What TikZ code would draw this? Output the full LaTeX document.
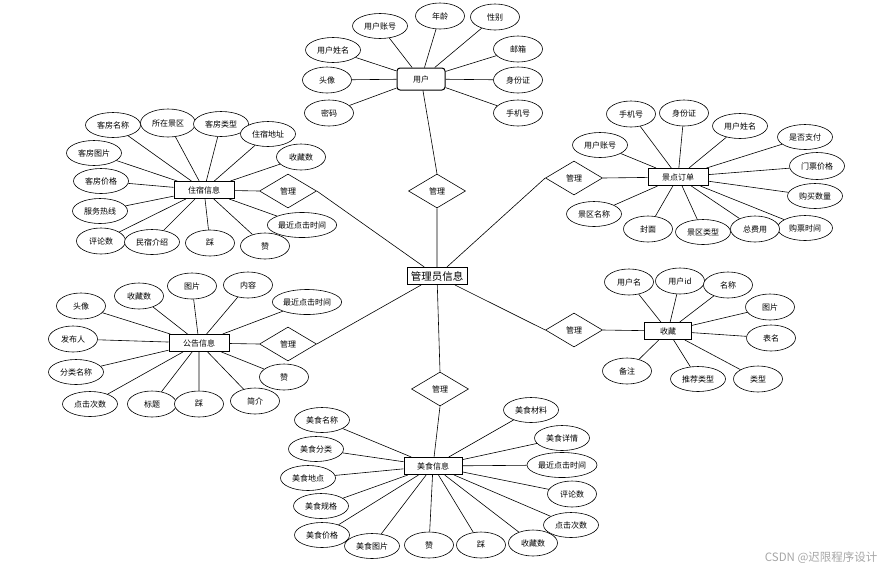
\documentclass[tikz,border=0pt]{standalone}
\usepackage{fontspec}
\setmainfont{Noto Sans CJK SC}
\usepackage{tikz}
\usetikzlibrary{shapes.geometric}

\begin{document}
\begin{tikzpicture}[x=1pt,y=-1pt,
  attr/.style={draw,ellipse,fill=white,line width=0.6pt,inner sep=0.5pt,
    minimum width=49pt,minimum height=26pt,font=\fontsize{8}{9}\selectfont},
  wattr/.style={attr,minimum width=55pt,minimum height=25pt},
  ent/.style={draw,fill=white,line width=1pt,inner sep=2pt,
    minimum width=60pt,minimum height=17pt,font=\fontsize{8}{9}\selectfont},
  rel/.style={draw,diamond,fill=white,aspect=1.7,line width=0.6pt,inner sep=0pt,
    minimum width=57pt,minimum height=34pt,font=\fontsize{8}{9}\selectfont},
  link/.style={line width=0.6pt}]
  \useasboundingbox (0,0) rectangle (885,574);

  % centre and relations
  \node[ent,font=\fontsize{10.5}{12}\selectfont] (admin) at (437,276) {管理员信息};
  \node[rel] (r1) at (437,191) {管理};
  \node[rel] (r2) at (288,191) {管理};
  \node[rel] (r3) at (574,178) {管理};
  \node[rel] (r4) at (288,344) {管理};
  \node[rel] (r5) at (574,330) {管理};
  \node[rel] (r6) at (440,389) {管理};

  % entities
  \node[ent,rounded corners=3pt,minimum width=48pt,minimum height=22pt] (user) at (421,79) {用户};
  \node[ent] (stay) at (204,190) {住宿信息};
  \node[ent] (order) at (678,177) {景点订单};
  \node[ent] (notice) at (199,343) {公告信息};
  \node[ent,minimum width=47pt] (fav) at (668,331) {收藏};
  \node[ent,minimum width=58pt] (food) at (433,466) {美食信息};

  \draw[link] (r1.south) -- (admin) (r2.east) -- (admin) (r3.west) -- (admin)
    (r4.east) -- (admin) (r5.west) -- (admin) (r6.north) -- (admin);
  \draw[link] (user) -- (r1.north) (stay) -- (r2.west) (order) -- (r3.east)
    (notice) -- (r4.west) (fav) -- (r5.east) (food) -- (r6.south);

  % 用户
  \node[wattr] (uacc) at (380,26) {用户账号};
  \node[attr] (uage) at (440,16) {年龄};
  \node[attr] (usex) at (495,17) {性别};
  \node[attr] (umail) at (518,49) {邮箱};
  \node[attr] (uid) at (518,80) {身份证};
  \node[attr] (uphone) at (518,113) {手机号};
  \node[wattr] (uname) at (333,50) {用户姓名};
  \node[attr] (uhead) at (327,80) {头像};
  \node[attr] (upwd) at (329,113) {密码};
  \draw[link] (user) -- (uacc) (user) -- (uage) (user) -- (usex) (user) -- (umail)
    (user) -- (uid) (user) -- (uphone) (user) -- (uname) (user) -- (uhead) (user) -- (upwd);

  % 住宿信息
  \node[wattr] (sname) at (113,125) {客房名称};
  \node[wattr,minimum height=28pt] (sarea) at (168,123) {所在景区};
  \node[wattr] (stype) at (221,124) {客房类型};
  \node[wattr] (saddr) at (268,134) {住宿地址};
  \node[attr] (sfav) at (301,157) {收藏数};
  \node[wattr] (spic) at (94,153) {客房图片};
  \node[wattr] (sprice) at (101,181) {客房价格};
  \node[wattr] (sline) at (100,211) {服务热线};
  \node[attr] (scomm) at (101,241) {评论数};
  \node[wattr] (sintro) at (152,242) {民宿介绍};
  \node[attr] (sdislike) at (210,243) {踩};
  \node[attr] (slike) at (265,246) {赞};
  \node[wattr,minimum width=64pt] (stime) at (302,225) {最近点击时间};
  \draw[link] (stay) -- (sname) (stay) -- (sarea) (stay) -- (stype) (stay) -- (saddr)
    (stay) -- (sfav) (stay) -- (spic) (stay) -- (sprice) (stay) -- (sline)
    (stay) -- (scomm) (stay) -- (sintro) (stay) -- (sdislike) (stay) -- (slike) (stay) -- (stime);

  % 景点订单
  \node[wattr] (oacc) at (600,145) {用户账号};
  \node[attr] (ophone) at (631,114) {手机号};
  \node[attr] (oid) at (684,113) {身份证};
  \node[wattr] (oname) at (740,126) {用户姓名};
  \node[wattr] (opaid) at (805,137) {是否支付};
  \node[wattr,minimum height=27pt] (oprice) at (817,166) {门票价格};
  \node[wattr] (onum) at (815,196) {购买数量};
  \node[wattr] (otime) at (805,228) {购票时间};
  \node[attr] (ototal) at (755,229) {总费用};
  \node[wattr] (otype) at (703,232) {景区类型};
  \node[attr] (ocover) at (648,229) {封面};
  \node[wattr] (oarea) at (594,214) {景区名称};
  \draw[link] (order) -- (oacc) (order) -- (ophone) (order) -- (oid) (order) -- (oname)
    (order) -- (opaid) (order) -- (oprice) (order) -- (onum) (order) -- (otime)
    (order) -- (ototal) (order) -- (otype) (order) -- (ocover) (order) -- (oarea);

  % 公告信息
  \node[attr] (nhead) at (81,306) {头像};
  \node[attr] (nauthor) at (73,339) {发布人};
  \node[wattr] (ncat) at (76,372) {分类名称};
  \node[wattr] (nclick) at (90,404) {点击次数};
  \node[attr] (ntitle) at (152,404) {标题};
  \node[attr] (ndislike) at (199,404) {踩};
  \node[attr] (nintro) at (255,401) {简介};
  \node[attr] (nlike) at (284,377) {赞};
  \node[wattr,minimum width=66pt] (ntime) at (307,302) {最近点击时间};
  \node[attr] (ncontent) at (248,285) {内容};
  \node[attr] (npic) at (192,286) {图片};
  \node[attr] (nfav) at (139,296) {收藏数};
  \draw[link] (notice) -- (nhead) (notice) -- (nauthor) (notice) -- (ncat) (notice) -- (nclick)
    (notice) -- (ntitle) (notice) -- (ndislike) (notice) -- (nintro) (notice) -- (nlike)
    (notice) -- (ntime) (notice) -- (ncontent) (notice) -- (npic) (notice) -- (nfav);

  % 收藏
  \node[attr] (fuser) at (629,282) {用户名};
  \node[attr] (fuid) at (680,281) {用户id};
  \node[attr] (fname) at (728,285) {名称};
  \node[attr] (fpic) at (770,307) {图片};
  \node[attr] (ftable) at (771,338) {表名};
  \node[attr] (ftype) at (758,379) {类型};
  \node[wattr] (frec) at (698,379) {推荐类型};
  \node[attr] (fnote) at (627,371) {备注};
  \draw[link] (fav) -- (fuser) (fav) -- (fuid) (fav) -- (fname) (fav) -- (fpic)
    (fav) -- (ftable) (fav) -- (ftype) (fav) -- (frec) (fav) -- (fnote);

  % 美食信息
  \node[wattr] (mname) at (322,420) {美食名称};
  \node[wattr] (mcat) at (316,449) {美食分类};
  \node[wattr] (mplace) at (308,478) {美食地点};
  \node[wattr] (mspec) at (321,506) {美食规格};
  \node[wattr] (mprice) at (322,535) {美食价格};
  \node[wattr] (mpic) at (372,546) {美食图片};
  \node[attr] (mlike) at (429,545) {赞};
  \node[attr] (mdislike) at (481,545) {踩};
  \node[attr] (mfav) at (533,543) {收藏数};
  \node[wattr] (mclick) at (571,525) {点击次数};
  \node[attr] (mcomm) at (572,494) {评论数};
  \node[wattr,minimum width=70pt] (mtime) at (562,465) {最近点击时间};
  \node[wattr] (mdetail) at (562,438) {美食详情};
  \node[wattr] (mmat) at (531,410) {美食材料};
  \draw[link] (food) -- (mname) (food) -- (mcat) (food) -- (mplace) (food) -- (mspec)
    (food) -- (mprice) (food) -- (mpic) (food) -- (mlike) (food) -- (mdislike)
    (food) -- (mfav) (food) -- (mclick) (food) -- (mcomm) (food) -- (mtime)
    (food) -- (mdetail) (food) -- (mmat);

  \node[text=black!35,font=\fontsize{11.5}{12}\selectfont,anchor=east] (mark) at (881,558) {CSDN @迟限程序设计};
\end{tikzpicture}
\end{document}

Task instructions
Repeat the lines exactly as they stand, from the opening line of the data through the line with "(notice) -- (r4.west)". Pictures stay out of the copy.

Full output
What TikZ code would draw this? Output the full LaTeX document.
\documentclass[tikz,border=0pt]{standalone}
\usepackage{fontspec}
\setmainfont{Noto Sans CJK SC}
\usepackage{tikz}
\usetikzlibrary{shapes.geometric}

\begin{document}
\begin{tikzpicture}[x=1pt,y=-1pt,
  attr/.style={draw,ellipse,fill=white,line width=0.6pt,inner sep=0.5pt,
    minimum width=49pt,minimum height=26pt,font=\fontsize{8}{9}\selectfont},
  wattr/.style={attr,minimum width=55pt,minimum height=25pt},
  ent/.style={draw,fill=white,line width=1pt,inner sep=2pt,
    minimum width=60pt,minimum height=17pt,font=\fontsize{8}{9}\selectfont},
  rel/.style={draw,diamond,fill=white,aspect=1.7,line width=0.6pt,inner sep=0pt,
    minimum width=57pt,minimum height=34pt,font=\fontsize{8}{9}\selectfont},
  link/.style={line width=0.6pt}]
  \useasboundingbox (0,0) rectangle (885,574);

  % centre and relations
  \node[ent,font=\fontsize{10.5}{12}\selectfont] (admin) at (437,276) {管理员信息};
  \node[rel] (r1) at (437,191) {管理};
  \node[rel] (r2) at (288,191) {管理};
  \node[rel] (r3) at (574,178) {管理};
  \node[rel] (r4) at (288,344) {管理};
  \node[rel] (r5) at (574,330) {管理};
  \node[rel] (r6) at (440,389) {管理};

  % entities
  \node[ent,rounded corners=3pt,minimum width=48pt,minimum height=22pt] (user) at (421,79) {用户};
  \node[ent] (stay) at (204,190) {住宿信息};
  \node[ent] (order) at (678,177) {景点订单};
  \node[ent] (notice) at (199,343) {公告信息};
  \node[ent,minimum width=47pt] (fav) at (668,331) {收藏};
  \node[ent,minimum width=58pt] (food) at (433,466) {美食信息};

  \draw[link] (r1.south) -- (admin) (r2.east) -- (admin) (r3.west) -- (admin)
    (r4.east) -- (admin) (r5.west) -- (admin) (r6.north) -- (admin);
  \draw[link] (user) -- (r1.north) (stay) -- (r2.west) (order) -- (r3.east)
    (notice) -- (r4.west) (fav) -- (r5.east) (food) -- (r6.south);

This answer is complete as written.